Anything that’s going on inside the car that takes their eyes off the road could be lethal. Have the talk. Sit down tonight and discuss all the ways that eyes come off the road, and figure out how to keep that from happening. Maybe offer to do it together. A pact. No more texting, calling or eating Big Macs and driving- for either of you. It’s a thought.
4. Scan the road.
Scanning the road doesn’t come naturally.
Most new drivers don’t look much farther ahead than just over the hood of their car. They fail to see what dangers are coming up farther down the road… the car that swerved in front of a delivery truck two hundred yards ahead, or the falling couch from an overloaded trailer. So let’s teach our teens to lift their eyes and look ahead.
We also need to teach our teens how to scan the road side to side. Dangers aren’t always just in front of us. Train your new driver to scan intersections before entering them, and have their foot ready for the brake just in case . They may have the right of way… and still end up dead.
Spend time talking about hypothetical situations. Go to websites that discuss safe driving such as this website. The more we keep the subject of scanning the road in their minds… the more likely it could save their life one day.
5. Buckle up.
This one should go without saying.
Buckling your seat belts is common sense, and it’s the law. But that doesn’t mean your teen buckles up when you aren’t there to watch. A 2012 study by the National Highway Traffic Safety Administration showed that of all teens (age 13-19) in the United States who died in traffic accidents, 55% were not wearing seat belts. Here are the big stats on teen drivers… if you haven’t checked out any other links, this one is worth reading.
Moms and Dads, don’t assume your young adults are buckling up.

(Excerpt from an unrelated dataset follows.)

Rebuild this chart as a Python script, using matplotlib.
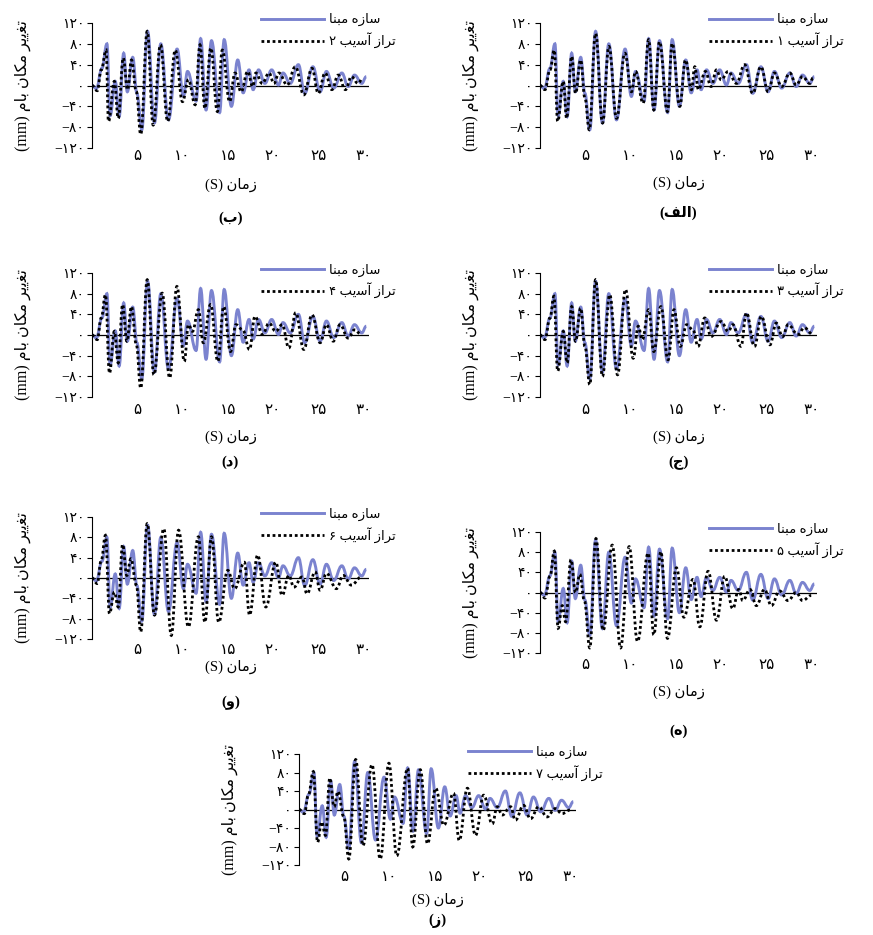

Ask them. Then tell them that you want them to come home alive tonight.
What’s the next step?
Share this post with a teenager you love.
Make them message you back that they looked at it. Schedule a time to talk about safe driving. Make a pact with them to follow these rules yourself. Changing habits is hard. Having a friend to help makes it easier. Your teen is moving from being “your little kid” to becoming “your adult friend.” Help your friend stay alive.